I'm trying to understand Theorem I.9.4 from Neukirch's Algebraic Number Theory (page 56).
First he proves that $\kappa(\mathfrak{P})\mid \kappa(\mathfrak{p})$ is a normal extension, which is fine with me.
But I'm confused with the proof that $G_{\mathfrak{P}}\to G(\kappa(\mathfrak{P})\mid \kappa(\mathfrak{p}))$ is surjective.

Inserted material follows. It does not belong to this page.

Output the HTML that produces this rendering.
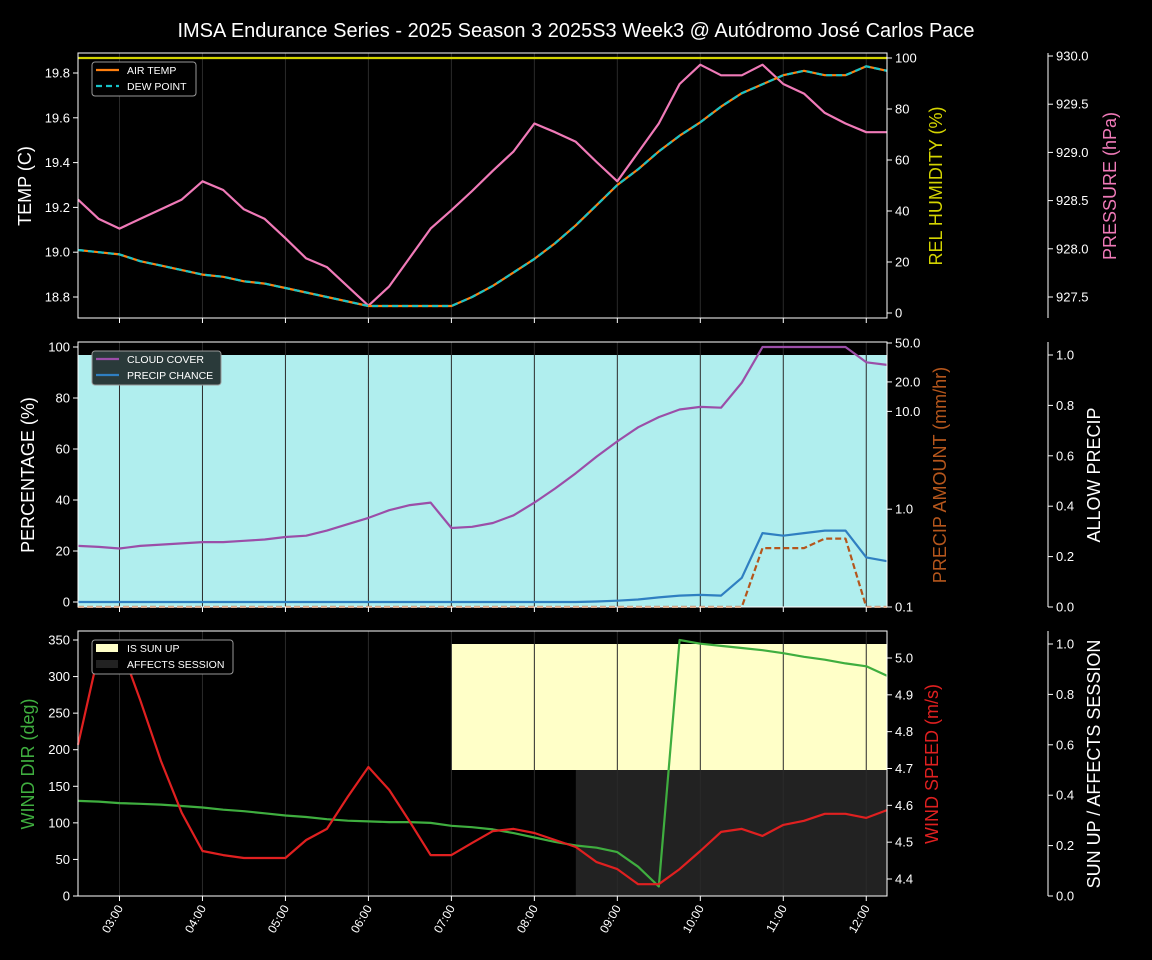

He talks about a "maximal separable subextension" of $\kappa(\mathfrak{P})\mid \kappa(\mathfrak{p})$. But isn't the extension itself separable? I mean, $\kappa(\mathfrak{p}):=\mathfrak{o}/\mathfrak{p}$ is a finite field (because $\mathfrak{o}$ is Dedekind), therefore a perfect field, so any finite extension of it should be separable, right?
Besides, aren't we assuming $\kappa(\mathfrak{P})\mid \kappa(\mathfrak{p})$ is Galois when we write "$G(\kappa(\mathfrak{P})\mid \kappa(\mathfrak{p}))$"?
One more thing: he writes $G(\kappa(\mathfrak{P})\mid \kappa(\mathfrak{p}))=G(\kappa(\mathfrak{p})(\overline{\theta})\mid \kappa(\mathfrak{p}))$, where $\overline{\theta}$ is a primitive element for the "maximal separable subextension". Why is that true?